• **Short problem**:
Open with the line that has "Give me the matplotlib source for this chart."; close with the line that has "1.20, 1.22, 1.24]". Retype those lines exactly, images excluded.

==============================

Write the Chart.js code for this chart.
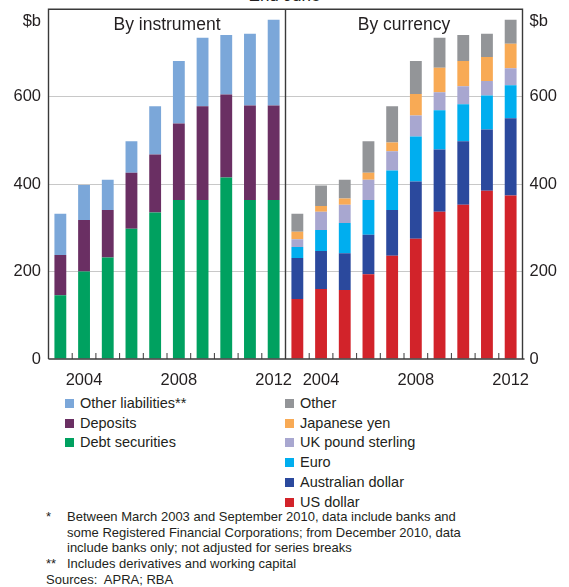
<!DOCTYPE html>
<html lang="en">

<head>
  <meta charset="UTF-8">
  <title>Banks' foreign liabilities</title>
  <script src="https://cdn.jsdelivr.net/npm/chart.js"></script>
  <style>
    body {
      margin: 0;
      background: #fff;
      font-family: Arial, "Liberation Sans", sans-serif;
      color: #231f20;
      width: 569px;
      height: 587px;
      position: relative;
      overflow: hidden;
    }

    #top {
      position: absolute;
      left: 0;
      top: -13px;
      width: 569px;
      text-align: center;
      font-size: 17px;
      line-height: 17px;
    }

    #wrap {
      position: absolute;
      left: 0;
      top: 0;
      width: 569px;
      height: 390px;
    }

    .leg {
      position: absolute;
      top: 394px;
      font-size: 14.5px;
      line-height: 19.7px;
    }

    .leg div {
      position: relative;
      padding-left: 15px;
      white-space: nowrap;
    }

    .leg span {
      position: absolute;
      left: 0;
      top: 5px;
      width: 9px;
      height: 9px;
    }

    #notes {
      position: absolute;
      left: 46px;
      top: 509px;
      font-size: 13px;
      line-height: 15.7px;
    }

    #notes div {
      position: relative;
      padding-left: 21px;
    }

    #notes b {
      font-weight: normal;
      position: absolute;
      left: 0;
    }
  </style>
</head>

<body>
  <div id="top">End June</div>
  <div id="wrap"><canvas id="c" width="569" height="390"></canvas></div>
  <div class="leg" id="legL" style="left:65px"></div>
  <div class="leg" id="legR" style="left:285px"></div>
  <div id="notes">
    <div><b>*</b>Between March 2003 and September 2010, data include banks and<br>some Registered Financial Corporations; from December 2010, data<br>include banks only; not adjusted for series breaks</div>
    <div><b>**</b>Includes derivatives and working capital</div>
    <div style="padding-left:0">Sources:&nbsp; APRA; RBA</div>
  </div>

  <script>
    const years = ['2003', '2004', '2005', '2006', '2007', '2008', '2009', '2010', '2011', '2012'];
    const shownYears = ['2004', '2008', '2012'];

    // by instrument, $b
    const debtSec = [146, 200, 232, 298, 335, 364, 364, 415, 364, 364];
    const deposits = [92, 118, 109, 128, 133, 175, 214, 190, 216, 216];
    const otherLiab = [94, 80, 69, 72, 110, 143, 157, 136, 164, 196];

    // by currency, $b
    const usd = [137, 160, 158, 194, 236, 275, 337, 353, 385, 374];
    const aud = [94, 87, 84, 90, 105, 131, 142, 145, 140, 177];
    const eur = [25, 48, 69, 80, 90, 103, 90, 85, 78, 75];
    const gbp = [18, 42, 42, 46, 44, 48, 41, 41, 33, 39];
    const jpy = [17, 13, 14, 16, 20, 49, 56, 58, 55, 56];
    const otherCur = [41, 47, 43, 72, 83, 76, 69, 59, 53, 55];

    const yTicks = [0, 200, 400, 600, 800];

    const none = years.map(() => null);
    const L = a => a.concat(none);
    const R = a => none.concat(a);

    const leftSets = [
      { label: 'Debt securities', data: L(debtSec), color: '#00a160' },
      { label: 'Deposits', data: L(deposits), color: '#6a2f63' },
      { label: 'Other liabilities**', data: L(otherLiab), color: '#7ba7d9' }
    ];
    const rightSets = [
      { label: 'US dollar', data: R(usd), color: '#d2232a' },
      { label: 'Australian dollar', data: R(aud), color: '#2b499d' },
      { label: 'Euro', data: R(eur), color: '#00aeef' },
      { label: 'UK pound sterling', data: R(gbp), color: '#a8a7d0' },
      { label: 'Japanese yen', data: R(jpy), color: '#f8aa55' },
      { label: 'Other', data: R(otherCur), color: '#939598' }
    ];

    function legend(id, sets) {
      const el = document.getElementById(id);
      sets.slice().reverse().forEach(s => {
        const d = document.createElement('div');
        d.innerHTML = '<span style="background:' + s.color + '"></span>' + s.label;
        el.appendChild(d);
      });
    }
    legend('legL', leftSets);
    legend('legR', rightSets);

    const ink = '#3a3a3a';
    const fnt = { family: 'Arial, "Liberation Sans", sans-serif', size: 16.5 };

    const frame = {
      id: 'frame',
      afterDatasetsDraw(ch) {
        const a = ch.chartArea;
        const x = ch.scales.x;
        const c = ch.ctx;
        const mid = (x.getPixelForValue(9) + x.getPixelForValue(10)) / 2;
        c.save();
        c.strokeStyle = ink;
        c.lineWidth = 1.4;
        c.beginPath();
        c.moveTo(a.left, a.bottom);
        c.lineTo(a.left, a.top);
        c.lineTo(a.right, a.top);
        c.lineTo(a.right, a.bottom);
        c.moveTo(a.left, a.bottom);
        c.lineTo(a.right + 2, a.bottom);
        c.moveTo(mid, a.top);
        c.lineTo(mid, a.bottom);
        c.stroke();
        c.lineWidth = 1;
        c.beginPath();
        for (let i = 1; i < 20; i++) {
          if (i === 10) continue;
          const t = (x.getPixelForValue(i - 1) + x.getPixelForValue(i)) / 2;
          c.moveTo(t, a.bottom);
          c.lineTo(t, a.bottom - 6);
        }
        c.stroke();
        c.fillStyle = '#231f20';
        c.font = '16.5px Arial, "Liberation Sans", sans-serif';
        c.textBaseline = 'middle';
        c.textAlign = 'right';
        c.fillText('$b', a.left - 7.5, a.top + 12);
        c.textAlign = 'left';
        c.fillText('$b', a.right + 7, a.top + 12);
        c.font = '17.5px Arial, "Liberation Sans", sans-serif';
        c.textAlign = 'center';
        c.fillText('By instrument', (a.left + mid) / 2, a.top + 16);
        c.fillText('By currency', (mid + a.right) / 2, a.top + 16);
        c.restore();
      }
    };

    const yBase = {
      min: 0,
      max: 800,
      stacked: true,
      border: { display: false },
      afterBuildTicks: s => { s.ticks = yTicks.map(v => ({ value: v })); },
      ticks: {
        color: '#231f20',
        font: fnt,
        callback: v => v === 800 ? '' : v
      }
    };

    new Chart(document.getElementById('c'), {
      type: 'bar',
      data: {
        labels: years.concat(years),
        datasets: leftSets.concat(rightSets).map(s => ({
          label: s.label,
          data: s.data,
          backgroundColor: s.color,
          borderWidth: 0,
          categoryPercentage: 1,
          barPercentage: 0.5,
          yAxisID: 'y'
        }))
      },
      options: {
        responsive: false,
        animation: false,
        layout: { padding: { top: 9.3, left: 0, right: 0, bottom: 0 } },
        plugins: { legend: { display: false }, tooltip: { enabled: false } },
        scales: {
          x: {
            stacked: true,
            border: { display: false },
            grid: { display: false },
            afterFit: s => { s.height = 31; s.paddingLeft = 0; s.paddingRight = 0; },
            ticks: {
              color: '#231f20',
              font: fnt,
              padding: 4,
              autoSkip: false,
              maxRotation: 0,
              callback: function (v) {
                const y = this.getLabelForValue(v);
                return shownYears.includes(y) ? y : '';
              }
            }
          },
          y: Object.assign({}, yBase, {
            position: 'left',
            afterFit: s => { s.width = 48.5; s.paddingTop = 0; s.paddingBottom = 0; },
            grid: {
              drawTicks: false,
              color: c => (c.tick && (c.tick.value === 0 || c.tick.value === 800)) ? 'rgba(0,0,0,0)' : '#c8c8c8'
            },
            ticks: Object.assign({}, yBase.ticks, { padding: 7.5 })
          }),
          y2: Object.assign({}, yBase, {
            position: 'right',
            afterFit: s => { s.width = 46.5; s.paddingTop = 0; s.paddingBottom = 0; },
            grid: { display: false, drawTicks: false },
            ticks: Object.assign({}, yBase.ticks, { padding: 7 })
          })
        }
      },
      plugins: [frame]
    });
  </script>
</body>

</html>
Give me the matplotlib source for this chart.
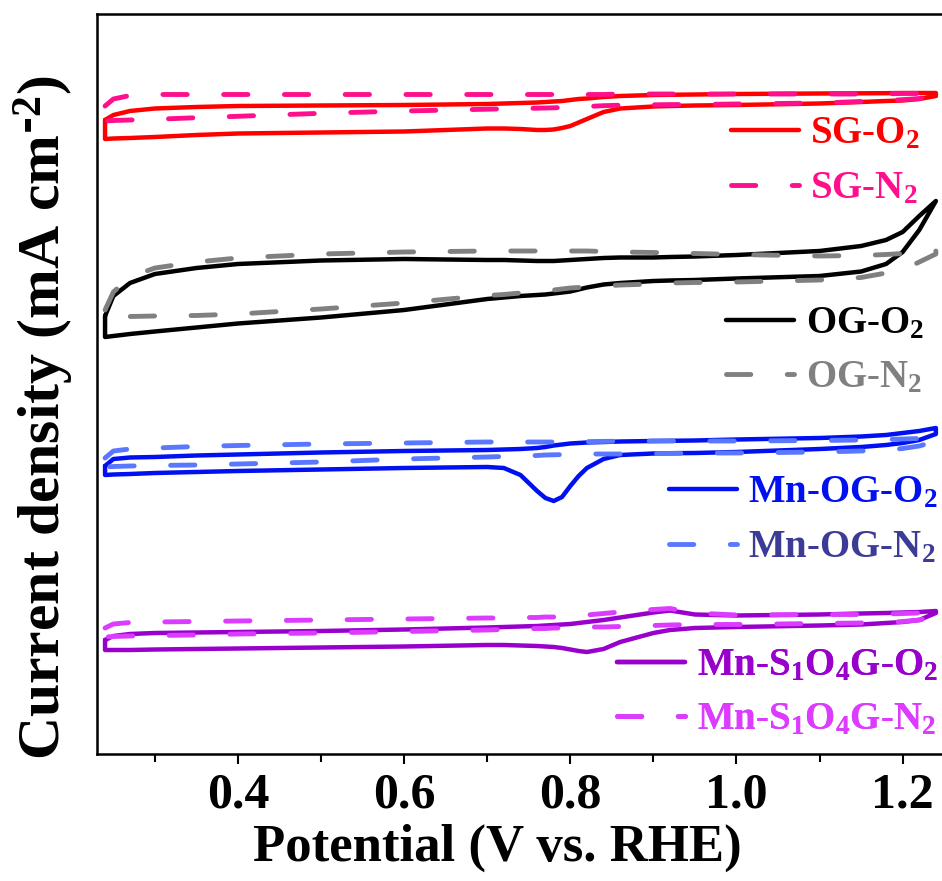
import matplotlib
matplotlib.use("Agg")
import matplotlib.pyplot as plt
from matplotlib.ticker import MultipleLocator

# Potential grid (V vs. RHE) shared by all CV branches
potential = [0.24, 0.25, 0.27, 0.30, 0.35, 0.40, 0.50, 0.60, 0.70, 0.72, 0.74, 0.76, 0.77, 0.78,
             0.79, 0.80, 0.81, 0.82, 0.84, 0.86, 0.90, 0.92, 0.95, 1.00, 1.10, 1.15, 1.18, 1.20, 1.22, 1.24]

# Current density (offset, arbitrary units): upper (anodic) and lower (cathodic) branches
sg_o2_up = [6.80, 6.85, 6.89, 6.915, 6.93, 6.94, 6.945, 6.95, 6.96, 6.965, 6.97, 6.975, 6.98, 6.985,
            6.99, 7.00, 7.01, 7.015, 7.03, 7.04, 7.05, 7.052, 7.055, 7.06, 7.065, 7.067, 7.068, 7.07, 7.07, 7.07]
sg_o2_down = [6.61, 6.615, 6.62, 6.63, 6.65, 6.665, 6.675, 6.685, 6.715, 6.715, 6.71, 6.70, 6.70, 6.705,
              6.72, 6.74, 6.775, 6.81, 6.88, 6.915, 6.935, 6.94, 6.945, 6.95, 6.965, 6.98, 6.99, 6.995, 7.01, 7.04]
sg_n2_up = [6.94, 7.01, 7.045, 7.055, 7.055, 7.055, 7.055, 7.055, 7.055, 7.055, 7.055, 7.055, 7.055, 7.055,
            7.055, 7.055, 7.055, 7.055, 7.055, 7.06, 7.06, 7.06, 7.06, 7.06, 7.06, 7.06, 7.062, 7.065, 7.065, 7.065]
sg_n2_down = [6.79, 6.795, 6.80, 6.807, 6.823, 6.837, 6.867, 6.89, 6.908, 6.912, 6.915, 6.918, 6.92, 6.922,
              6.925, 6.927, 6.93, 6.935, 6.943, 6.948, 6.952, 6.954, 6.955, 6.96, 6.97, 6.985, 6.995, 7.003, 7.015, 7.04]

og_o2_up = [4.84, 5.04, 5.17, 5.26, 5.32, 5.36, 5.395, 5.41, 5.40, 5.40, 5.395, 5.39, 5.39, 5.39,
            5.395, 5.40, 5.405, 5.41, 5.42, 5.425, 5.425, 5.43, 5.435, 5.45, 5.49, 5.54, 5.60, 5.68, 5.84, 5.99]
og_o2_down = [4.63, 4.64, 4.66, 4.685, 4.725, 4.765, 4.825, 4.90, 5.01, 5.025, 5.04, 5.05, 5.055, 5.065,
              5.075, 5.085, 5.105, 5.125, 5.155, 5.17, 5.19, 5.195, 5.20, 5.215, 5.24, 5.285, 5.36, 5.48, 5.70, 5.99]
og_n2_up = [4.90, 5.08, 5.23, 5.32, 5.38, 5.42, 5.46, 5.48, 5.49, 5.49, 5.49, 5.49, 5.49, 5.49,
            5.49, 5.49, 5.49, 5.49, 5.485, 5.48, 5.475, 5.47, 5.465, 5.455, 5.44, 5.445, 5.455, 5.465, 5.48, 5.49]
og_n2_down = [4.83, 4.83, 4.835, 4.84, 4.845, 4.86, 4.91, 4.97, 5.045, 5.055, 5.07, 5.08, 5.09, 5.10,
              5.11, 5.12, 5.125, 5.13, 5.14, 5.15, 5.16, 5.17, 5.175, 5.18, 5.20, 5.225, 5.27, 5.30, 5.38, 5.46]

mnog_o2_up = [3.34, 3.41, 3.425, 3.43, 3.445, 3.455, 3.475, 3.49, 3.50, 3.505, 3.51, 3.52, 3.53, 3.545,
              3.555, 3.565, 3.57, 3.575, 3.58, 3.585, 3.59, 3.592, 3.595, 3.605, 3.62, 3.635, 3.65, 3.67, 3.69, 3.72]
mnog_o2_down = [3.25, 3.255, 3.26, 3.27, 3.28, 3.29, 3.305, 3.32, 3.33, 3.32, 3.25, 3.09, 3.02, 2.99,
                3.03, 3.14, 3.24, 3.32, 3.41, 3.45, 3.465, 3.468, 3.47, 3.48, 3.51, 3.53, 3.55, 3.57, 3.60, 3.66]
mnog_n2_up = [3.42, 3.49, 3.51, 3.52, 3.535, 3.545, 3.56, 3.57, 3.58, 3.58, 3.58, 3.58, 3.58, 3.58,
              3.58, 3.58, 3.582, 3.584, 3.586, 3.588, 3.59, 3.59, 3.59, 3.59, 3.595, 3.60, 3.605, 3.61, 3.615, 3.63]
mnog_n2_down = [3.33, 3.335, 3.34, 3.345, 3.35, 3.36, 3.38, 3.41, 3.43, 3.435, 3.44, 3.445, 3.45, 3.452,
                3.454, 3.456, 3.458, 3.46, 3.46, 3.46, 3.465, 3.465, 3.47, 3.47, 3.48, 3.49, 3.50, 3.515, 3.54, 3.59]

mnso_o2_up = [1.60, 1.64, 1.66, 1.67, 1.675, 1.68, 1.69, 1.705, 1.725, 1.73, 1.735, 1.74, 1.745, 1.75,
              1.755, 1.76, 1.77, 1.78, 1.80, 1.825, 1.875, 1.895, 1.855, 1.845, 1.855, 1.865, 1.87, 1.875, 1.88, 1.89]
mnso_o2_down = [1.50, 1.50, 1.50, 1.505, 1.51, 1.515, 1.525, 1.535, 1.55, 1.55, 1.545, 1.54, 1.535, 1.53,
                1.52, 1.505, 1.49, 1.48, 1.51, 1.58, 1.67, 1.70, 1.72, 1.73, 1.745, 1.755, 1.77, 1.78, 1.80, 1.87]
mnso_n2_up = [1.72, 1.76, 1.775, 1.78, 1.785, 1.79, 1.80, 1.81, 1.82, 1.82, 1.825, 1.825, 1.83, 1.83,
              1.835, 1.84, 1.845, 1.85, 1.865, 1.88, 1.905, 1.915, 1.87, 1.85, 1.855, 1.855, 1.86, 1.865, 1.87, 1.88]
mnso_n2_down = [1.63, 1.635, 1.64, 1.645, 1.65, 1.66, 1.67, 1.685, 1.70, 1.705, 1.71, 1.715, 1.715, 1.72,
                1.72, 1.725, 1.725, 1.73, 1.73, 1.735, 1.745, 1.75, 1.755, 1.755, 1.765, 1.77, 1.775, 1.785, 1.80, 1.84]

labels = ["SG-O$_2$", "SG-N$_2$", "OG-O$_2$", "OG-N$_2$",
          "Mn-OG-O$_2$", "Mn-OG-N$_2$", "Mn-S$_1$O$_4$G-O$_2$", "Mn-S$_1$O$_4$G-N$_2$"]
line_colors = ["#ff0000", "#ff0f8c", "#000000", "#808080",
               "#0010f0", "#5a78ff", "#9900cc", "#dc3cff"]
text_colors = ["#ff0000", "#ff0f8c", "#000000", "#808080",
               "#0010f0", "#3c3c96", "#9900cc", "#dc3cff"]

plt.rcParams["font.family"] = ["Liberation Serif", "DejaVu Serif"]
plt.rcParams["font.weight"] = "bold"
plt.rcParams["mathtext.default"] = "regular"

W, H = 942, 881
fig = plt.figure(figsize=(W / 100, H / 100), dpi=100)
ax_left, ax_right, ax_top, ax_bot = 96.5, 952.5, 14, 754
ax = fig.add_axes([ax_left / W, 1 - ax_bot / H, (ax_right - ax_left) / W, (ax_bot - ax_top) / H])
ax.set_xlim(0.2297, 1.26)
ax.set_ylim(0.46, 7.86)


def loop(up, down):
    xs = list(potential) + list(potential[::-1]) + [potential[0]]
    ys = list(up) + list(down[::-1]) + [up[0]]
    return xs, ys


curves = [(sg_o2_up, sg_o2_down), (sg_n2_up, sg_n2_down),
          (og_o2_up, og_o2_down), (og_n2_up, og_n2_down),
          (mnog_o2_up, mnog_o2_down), (mnog_n2_up, mnog_n2_down),
          (mnso_o2_up, mnso_o2_down), (mnso_n2_up, mnso_n2_down)]

handles = []
for i, (up, down) in enumerate(curves):
    xs, ys = loop(up, down)
    if i % 2 == 0:
        h, = ax.plot(xs, ys, color=line_colors[i], lw=3.2, solid_capstyle="round",
                     solid_joinstyle="round", label=labels[i])
    else:
        h, = ax.plot(xs, ys, color=line_colors[i], lw=3.5, linestyle=(0, (5.0, 7.5)),
                     dash_capstyle="round", dash_joinstyle="round", label=labels[i])
    handles.append(h)

# legends, one per sample pair
pair_pos = [(920, 161.5), (924, 351), (938, 520.5), (938, 693)]
for k, (xp, yp) in enumerate(pair_pos):
    leg = ax.legend(handles[2 * k:2 * k + 2], labels[2 * k:2 * k + 2], loc="center right",
                    bbox_to_anchor=(xp / W, 1 - yp / H), bbox_transform=fig.transFigure,
                    frameon=False, fontsize=28, handlelength=1.75, handletextpad=0.3,
                    labelspacing=0.45, borderpad=0, borderaxespad=0,
                    labelcolor=text_colors[2 * k:2 * k + 2])
    ax.add_artist(leg)

for s in ax.spines.values():
    s.set_linewidth(1.8)

ax.xaxis.set_major_locator(MultipleLocator(0.2))
ax.xaxis.set_minor_locator(MultipleLocator(0.1))
ax.tick_params(axis="x", which="both", direction="out", top=False, width=1.5, labelsize=36, pad=6)
ax.tick_params(axis="x", which="major", length=7)
ax.tick_params(axis="x", which="minor", length=6)
ax.set_yticks([])

ax.set_xlabel("Potential (V vs. RHE)", fontsize=38, fontweight="bold", labelpad=4, x=0.468)
ax.set_ylabel(r"Current density (mA cm$^{\text{-}2}$)", fontsize=43, fontweight="bold",
              labelpad=15, y=0.455)

fig.savefig("out.png", dpi=100)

==============================

• **Solved exercise**:
Give me the matplotlib source for this chart.
import matplotlib
matplotlib.use("Agg")
import matplotlib.pyplot as plt
from matplotlib.ticker import MultipleLocator

# Potential grid (V vs. RHE) shared by all CV branches
potential = [0.24, 0.25, 0.27, 0.30, 0.35, 0.40, 0.50, 0.60, 0.70, 0.72, 0.74, 0.76, 0.77, 0.78,
             0.79, 0.80, 0.81, 0.82, 0.84, 0.86, 0.90, 0.92, 0.95, 1.00, 1.10, 1.15, 1.18, 1.20, 1.22, 1.24]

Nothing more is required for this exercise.